How one Salvation Army food bank feeds 17 counties in New Mexico
When a senior citizen living in eastern New Mexico finds themselves struggling to meet basic needs on a fixed income, food services through The Salvation Army in Roswell, New Mexico, offers a box of hope. Each package contains items like shelf-stable milk, cereal, rice, canned meat and cheese.
Though reassigned as of July, Major Mike Lutcher and Major Kelley Buckbee-Lutcher have served as corps officers the past few years and have witnessed the faithfulness of God through the food boxes for seniors.
“I don’t think I have seen one unthankful senior because of the nature of the economy,” said Buckbee-Lutcher. “Some of the stories we hear are as simple as the gratitude for a box of cereal that sometimes costs as much as $10, but we are able to meet the need.”
The Roswell Corps receives the food through partnership with the USDA Commodity Supplemental Food Program and a grant from the State of New Mexico. Once the food is received, they organize the resources in their 22,000 square foot facility and package them.
They then distribute senior food boxes to 33 different sites in 17 counties, serving more than 2,600 people per month along the whole eastern side of New Mexico, from Colfax County near the Colorado border to Lea County Southeast on the Texas border. Distribution sites include other Salvation Army locations, but in most cases, the sites are in partnership with local community organizations that allow use of their property for distribution including libraries, community centers and churches, among others.
Coordinating all these services takes a lot of organization.
“When we first arrived, the food services didn’t have any managers and only two other employees,” Buckbee-Lutcher said. “We had to step into learning the system of how to operate it, how to receive more training, and to help train others.” Now the operations function with limited support from the pair thanks to organization and Social Services Coordinator Dustie Waldrop and her small team.
“I am so thankful to work here,” Waldrop said. “It’s a lot of paper work, but my favorite part is sitting down with food box recipients and listening—whether it’s how they are feeling or talking about their dog or cat.”
A few years ago, the senior food box program expanded and increased the job load for the paid skeleton crew—a group that loves what they do to make a difference in lives of the food insecure. “Workers are on their feet all day, talking to people and trying to help them in any way,” Buckbee-Lutcher said. “It’s a huge ministry.”
At most of the locations, instead of simply dropping off food, the Roswell staff hosts a tailgate distribution and directly serves those receiving boxes. “It’s like what Saint Francis of Assisi said, ‘Preach the gospel always. When necessary, use words’” Buckbee-Lutcher said. “We hope through our actions the recipients can see Jesus.”
One of the least seen aspects of the senior food box distribution ministry is transportation. The Salvation Army has one truck and two drivers, who trek diverse terrain and weather including powerful winds and scorching heat in the summer, or rugged mountains and dangerous storms in the winter.

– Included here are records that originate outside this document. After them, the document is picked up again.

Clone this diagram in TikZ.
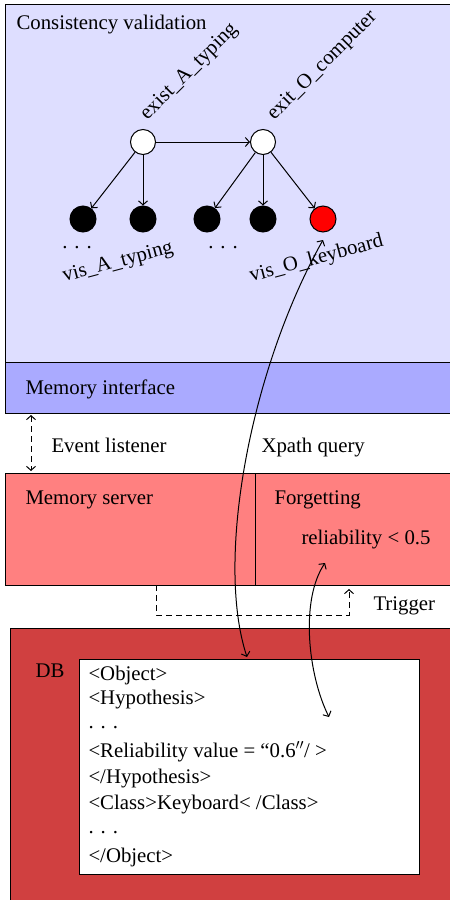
\documentclass[tikz,border=0pt]{standalone}
\usepackage{fontspec}
\setmainfont{Liberation Serif}
\usetikzlibrary{positioning,arrows.meta}
\definecolor{cvback}{RGB}{222,222,255}
\definecolor{miback}{RGB}{170,170,255}
\definecolor{msback}{RGB}{255,128,128}
\definecolor{dbback}{RGB}{208,64,64}
\begin{document}
\begin{tikzpicture}[x=1pt, y=-1pt, line width=1pt,
  >={Straight Barb[length=4pt,width=9pt]},
  font=\fontsize{20.8}{24}\selectfont,
  open/.style={circle, draw, fill=white, minimum size=25pt, inner sep=0pt},
  full/.style={circle, draw, fill=black, minimum size=26pt, inner sep=0pt},
  lbl/.style={anchor=base west, inner sep=0pt},
  dashline/.style={dash pattern=on 6pt off 4pt}]
\useasboundingbox (0,0) rectangle (450,900);
\clip (0,0) rectangle (450,900);

% boxes
\draw[fill=cvback] (5,4) rectangle (460,362);
\draw[fill=miback] (5,362) rectangle (460,413);
\draw[fill=msback] (5,473) rectangle (255,585);
\draw[fill=msback] (255,473) rectangle (460,585);
\draw[fill=dbback] (10,628) rectangle (460,905);
\node[draw, fill=white, inner sep=0pt, minimum width=340pt, minimum height=215pt, anchor=north west] (xml) at (79,659) {};

% labels
\node[lbl] (cv) at (16,29) {Consistency validation};
\node[lbl] (mi) at (25,394) {Memory interface};
\node[lbl] (el) at (51,452) {Event listener};
\node[lbl] (xp) at (261,452) {Xpath query};
\node[lbl] (ms) at (25,504) {Memory server};
\node[lbl] (fg) at (274,504) {Forgetting};
\node[lbl] (rl) at (301,544) {reliability < 0.5};
\node[lbl] (tr) at (373,610) {Trigger};
\node[lbl] (db) at (35,677) {DB};

% xml lines
\node[lbl] (l1) at (88,680) {<Object>};
\node[lbl] (l2) at (88,704) {<Hypothesis>};
\node[lbl] (l3) at (88,728) {. . .};
\node[lbl] (l4) at (88,757) {<Reliability value = “0.6$''$/ >};
\node[lbl] (l5) at (88,783) {</Hypothesis>};
\node[lbl] (l6) at (88,809) {<Class>Keyboard< /Class>};
\node[lbl] (l7) at (88,833) {. . .};
\node[lbl] (l8) at (88,862) {</Object>};

% graph
\node[open] (eA) at (143,142) {};
\node[open] (eB) at (263,142) {};
\node[full] (v1) at (83,219) {};
\node[full] (v2) at (143,219) {};
\node[full] (v3) at (207,219) {};
\node[full] (v4) at (263,219) {};
\node[full, fill=red] (vk) at (323,219) {};
\node[anchor=base] (d1) at (77,248) {. . .};
\node[anchor=base] (d2) at (223,248) {. . .};

\node[lbl, rotate=45] (nA) at (147,121) {exist\_A\_typing};
\node[lbl, rotate=45] (nB) at (274,121) {exit\_O\_computer};
\node[lbl, rotate=15] (nv1) at (64,282) {vis\_A\_typing};
\node[lbl, rotate=15] (nv2) at (251,282) {vis\_O\_keyboard};

\draw[->] (eA) -- (eB);
\draw[->] (eA) -- (v1);
\draw[->] (eA) -- (v2);
\draw[->] (eB) -- (v3);
\draw[->] (eB) -- (v4);
\draw[->] (eB) -- (vk);

% connectors
\coordinate (k1) at (323,240);
\coordinate (k2) at (247,657);
\draw[<->] (k1) .. controls (250,370) and (215,560) .. (k2);

\coordinate (r1) at (325,563);
\coordinate (r2) at (329,717);
\draw[<->] (r1) .. controls (300,600) and (308,675) .. (r2);

\coordinate (e1) at (31,415);
\coordinate (e2) at (31,471);
\draw[dashline, <->] (e1) -- (e2);

\coordinate (t1) at (156,585);
\coordinate (t2) at (349,589);
\draw[dashline, ->] (t1) -- ++(0,30) -| (t2);
\end{tikzpicture}
\end{document}
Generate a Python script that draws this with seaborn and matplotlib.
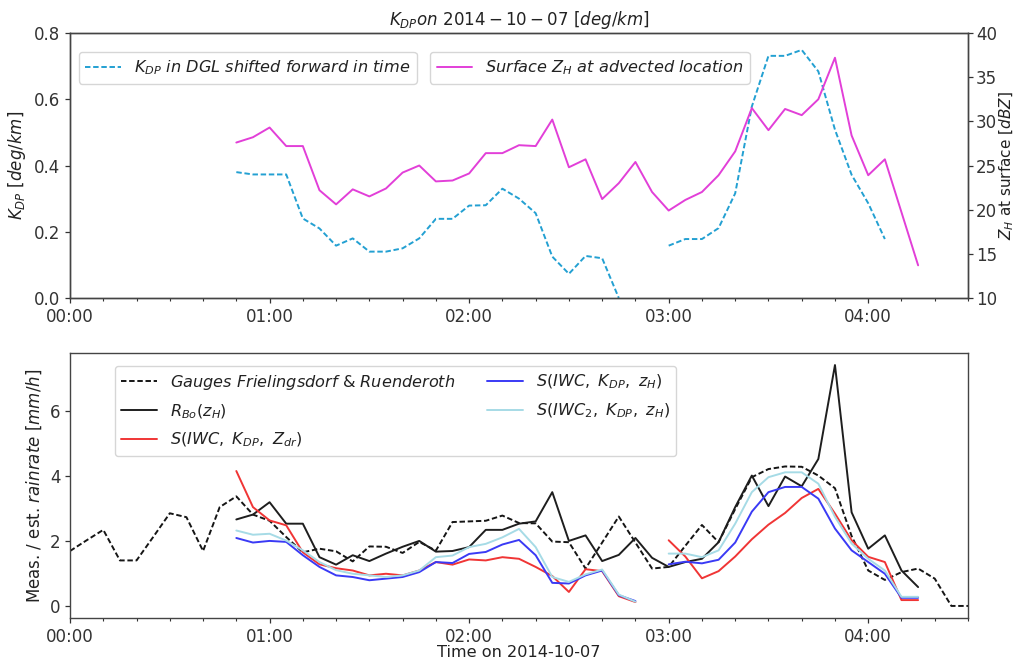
import matplotlib
matplotlib.use("Agg")
import numpy as np
import pandas as pd
import seaborn as sns
import matplotlib.pyplot as plt
import matplotlib.dates as mdates

# ---------------- data (5-minute steps) ----------------
day = "2014-10-07"
kdp_start = "00:50"
kdp_dgl = [0.38, 0.373, 0.373, 0.373, 0.24, 0.21, 0.158, 0.18, 0.14, 0.14,
           0.15, 0.18, 0.239, 0.239, 0.279, 0.28, 0.33, 0.30, 0.256, 0.125,
           0.073, 0.127, 0.12, 0.0, np.nan, np.nan, 0.158, 0.178, 0.178, 0.211,
           0.316, 0.578, 0.731, 0.731, 0.749, 0.684, 0.508, 0.372, 0.286, 0.178]
zh_start = "00:50"
zh_surface = [27.6, 28.2, 29.3, 27.2, 27.2, 22.2, 20.6, 22.3, 21.5, 22.4,
              24.2, 25.0, 23.2, 23.3, 24.1, 26.4, 26.4, 27.3, 27.2, 30.2,
              24.8, 25.7, 21.2, 23.0, 25.4, 22.0, 19.9, 21.1, 22.0, 23.9,
              26.6, 31.5, 29.0, 31.4, 30.7, 32.5, 37.2, 28.4, 23.9, 25.7,
              19.7, 13.7]

gauge_start = "00:00"
gauges = [1.69, 2.02, 2.34, 1.40, 1.40, 2.12, 2.85, 2.73, 1.69, 3.04, 3.37,
          2.81, 2.62, 2.12, 1.65, 1.76, 1.68, 1.37, 1.83, 1.82, 1.63, 1.97, 1.70,
          2.58, 2.60, 2.62, 2.78, 2.55, 2.54, 1.98, 1.96, 1.15, 1.95, 2.75, 1.95,
          1.15, 1.20, 1.85, 2.49, 1.96, 2.98, 3.96, 4.21, 4.29, 4.28, 4.01, 3.62,
          2.15, 1.09, 0.80, 1.04, 1.15, 0.84, 0.0, 0.0]
est_start = "00:50"
r_bo = [2.66, 2.81, 3.19, 2.53, 2.53, 1.50, 1.27, 1.56, 1.38, 1.61, 1.82, 2.0,
        1.67, 1.69, 1.81, 2.34, 2.34, 2.53, 2.60, 3.50, 2.0, 2.17, 1.38, 1.57,
        2.09, 1.48, 1.20, 1.35, 1.45, 1.96, 3.04, 4.01, 3.07, 3.98, 3.68, 4.52,
        7.41, 2.88, 1.76, 2.17, 1.09, 0.58]
s_zdr = [4.15, 3.04, 2.63, 2.48, 1.65, 1.28, 1.16, 1.09, 0.94, 0.99, 0.94, 1.09,
         1.35, 1.27, 1.43, 1.40, 1.50, 1.45, 1.20, 0.92, 0.43, 1.13, 1.07, 0.30,
         0.12, np.nan, 2.02, 1.52, 0.85, 1.07, 1.52, 2.05, 2.50, 2.86, 3.32, 3.60,
         2.84, 2.02, 1.51, 1.35, 0.18, 0.18]
s_zh = [2.09, 1.95, 2.0, 1.97, 1.56, 1.20, 0.94, 0.89, 0.79, 0.84, 0.89, 1.04,
        1.35, 1.32, 1.60, 1.66, 1.89, 2.03, 1.56, 0.71, 0.69, 0.94, 1.09, 0.33,
        0.15, np.nan, 1.28, 1.36, 1.31, 1.42, 1.95, 2.90, 3.50, 3.66, 3.66, 3.30,
        2.38, 1.71, 1.35, 0.99, 0.25, 0.25]
s_iwc2 = [2.32, 2.19, 2.22, 2.01, 1.71, 1.35, 1.10, 0.99, 0.94, 0.89, 0.94, 1.09,
          1.50, 1.55, 1.81, 1.91, 2.11, 2.37, 1.81, 0.89, 0.74, 0.97, 1.12, 0.35,
          0.13, np.nan, 1.61, 1.61, 1.50, 1.71, 2.53, 3.50, 3.96, 4.11, 4.11, 3.76,
          2.74, 1.92, 1.45, 1.09, 0.28, 0.28]

top_title = r"$K_{DP}on\ 2014-10-07\ [deg/km]$"
lbl_kdp = r"$K_{DP}\ in\ DGL\ shifted\ forward\ in\ time$"
lbl_zh = r"$Surface\ Z_H\ at\ advected\ location$"
lbl_gauges = r"$Gauges\ Frielingsdorf$ & $Ruenderoth$"
lbl_rbo = r"$R_{Bo}(z_H)$"
lbl_szdr = r"$S(IWC,\ K_{DP},\ Z_{dr})$"
lbl_szh = r"$S(IWC,\ K_{DP},\ z_H)$"
lbl_siwc2 = r"$S(IWC_2,\ K_{DP},\ z_H)$"


def times(start, n):
    return pd.date_range(f"{day} {start}", periods=n, freq="5min")


# ---------------- style ----------------
sns.set_theme(style="ticks")
plt.rcParams.update({
    "font.family": ["DejaVu Sans"],
    "mathtext.fontset": "dejavusans",
    "font.size": 12,
    "axes.labelsize": 12,
    "axes.titlesize": 12,
    "xtick.labelsize": 12,
    "ytick.labelsize": 12,
    "legend.fontsize": 11.6,
    "axes.edgecolor": "#444444",
    "axes.linewidth": 1.0,
    "xtick.color": "#333333",
    "ytick.color": "#333333",
    "xtick.major.size": 3.5,
    "ytick.major.size": 3.5,
    "xtick.minor.size": 2.0,
    "xtick.major.width": 0.9,
    "ytick.major.width": 0.9,
    "xtick.minor.width": 0.8,
    "xtick.major.pad": 3.5,
    "text.color": "#222222",
    "axes.labelcolor": "#222222",
})

fig = plt.figure(figsize=(10.15, 6.64), dpi=100)
ax1 = fig.add_axes([0.069, 0.5512, 0.8847, 0.3991])
ax3 = fig.add_axes([0.069, 0.0693, 0.8847, 0.3991])


def seg_plot(ax, t, vals, label=None, **kw):
    s = pd.Series(np.asarray(vals, dtype=float), index=t)
    grp = s.isna().cumsum()
    line = None
    for _, seg in s.groupby(grp):
        seg = seg.dropna()
        if seg.empty:
            continue
        sns.lineplot(x=seg.index, y=seg.values, ax=ax, label=label, **kw)
        line = ax.get_lines()[-1]
        label = None
    return line


dash = (0, (2.8, 1.4))

# ---------------- top panel ----------------
ax2 = ax1.twinx()
h_kdp = seg_plot(ax1, times(kdp_start, len(kdp_dgl)), kdp_dgl, label=lbl_kdp,
                 color="#23a0d2", lw=1.4, linestyle=dash)
h_zh = seg_plot(ax2, times(zh_start, len(zh_surface)), zh_surface, label=lbl_zh,
                color="#e23fd8", lw=1.4)

t0 = pd.Timestamp(f"{day} 00:00")
t1 = pd.Timestamp(f"{day} 04:30")
for ax in (ax1, ax3):
    ax.set_xlim(t0, t1)
    ax.xaxis.set_major_locator(mdates.HourLocator())
    ax.xaxis.set_minor_locator(mdates.MinuteLocator(byminute=range(0, 60, 10)))
    ax.xaxis.set_major_formatter(mdates.DateFormatter("%H:%M"))

ax1.set_ylim(0, 0.8)
ax1.set_yticks([0, 0.2, 0.4, 0.6, 0.8])
ax2.set_ylim(10, 40)
ax2.set_yticks([10, 15, 20, 25, 30, 35, 40])
ax2.tick_params(axis="y", pad=2.2)
ax1.set_xlabel("")
ax1.set_ylabel(r"$K_{DP}\ [deg/km]$")
ax2.set_ylabel(r"$Z_H$ at surface $[dBZ]$", fontsize=11)
ax2.yaxis.set_label_coords(1.0335, 0.5)
ax1.set_title(top_title)
for sp in ax2.spines.values():
    sp.set_visible(True)

ax1.legend(handles=[h_kdp], labels=[lbl_kdp], loc="upper left",
           bbox_to_anchor=(0.010, 0.928), borderaxespad=0, handlelength=2.2)
ax2.legend(handles=[h_zh], labels=[lbl_zh], loc="upper left",
           bbox_to_anchor=(0.401, 0.928), borderaxespad=0, handlelength=2.2)

# ---------------- bottom panel ----------------
te = times(est_start, len(r_bo))
h1 = seg_plot(ax3, times(gauge_start, len(gauges)), gauges, label=lbl_gauges,
              color="#151515", lw=1.4, linestyle=dash)
h2 = seg_plot(ax3, te, r_bo, label=lbl_rbo, color="#1e1e1e", lw=1.4)
h3 = seg_plot(ax3, times(est_start, len(s_zdr)), s_zdr, label=lbl_szdr,
              color="#f03535", lw=1.4)
h4 = seg_plot(ax3, times(est_start, len(s_zh)), s_zh, label=lbl_szh,
              color="#3a3af5", lw=1.4)
h5 = seg_plot(ax3, times(est_start, len(s_iwc2)), s_iwc2, label=lbl_siwc2,
              color="#a6dbe6", lw=1.4)
ax3.set_yticks([0, 2, 4, 6])
ax3.set_xlabel("Time on 2014-10-07", fontsize=11.6)
ax3.xaxis.set_label_coords(0.5, -0.102)
ax3.set_ylabel(r"Meas. / est. $rainrate\ [mm/h]$")
ax3.legend(handles=[h1, h2, h3, h4, h5],
           labels=[lbl_gauges, lbl_rbo, lbl_szdr, lbl_szh, lbl_siwc2],
           ncol=2, loc="upper left", bbox_to_anchor=(0.05, 0.95),
           borderaxespad=0, handlelength=2.2, labelspacing=0.65)

fig.savefig("out.png", dpi=100)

“Without our lead driver, Carl, none of this would be effective,” Buckbee-Lutcher said.
Recently, the engine broke down so they are in the middle of deciding how to move forward, and renting a truck in the interim.
“Transportation and a dependable driver are essential,” she said.
Closer to home, the Roswell Corps also impacts the local community. Twice a week, a volunteer leads the effort to feed those experiencing homelessness with a mobile lunch station. They also distribute blankets, clothing, personal hygiene kits and other resources.
The Roswell Corps also hosts a meal on Sundays, where attendees hear the gospel and have an opportunity to attend a worship service if they choose. This adds up to about 500 meals each month—mostly cooked by one volunteer.
“This ministry is the biggest direct gospel impact I see,” Buckbee-Lutcher said. “Most of our services live out the gospel, but on Sundays, we can share it too.”
The local community can also come to The Salvation Army’s Roswell Food Bank south of the city for emergency food services, where they receive food enough for one person for three days of meals, for each person in their home. Each household can receive this provision once a month.
“It’s fun to see what comes in on the pallets of food we order from the Road Runner Food Bank,” Waldrop said. “Then to think, ‘What do we have? What will make good meals for these boxes? Oh! We have canned peaches and cottage cheese. That’s a good breakfast.”
Sometimes the surprise of food bank ordering turns out much differently than expected. Waldrop once thought she ordered 50 pounds of tortillas. Instead, when the pallets arrived, it was 50 pounds of tortilla flour.
“What was I going to do with all that flour?” she said. “I gave some to Mark who does the homeless food ministry, but then a really large family came through the food bank and I knew they could use it.”
Waldrop said God always seems to connect the resources to the need—taking the might of a few, just a number of paid staff members, and feeding thousands of people every month.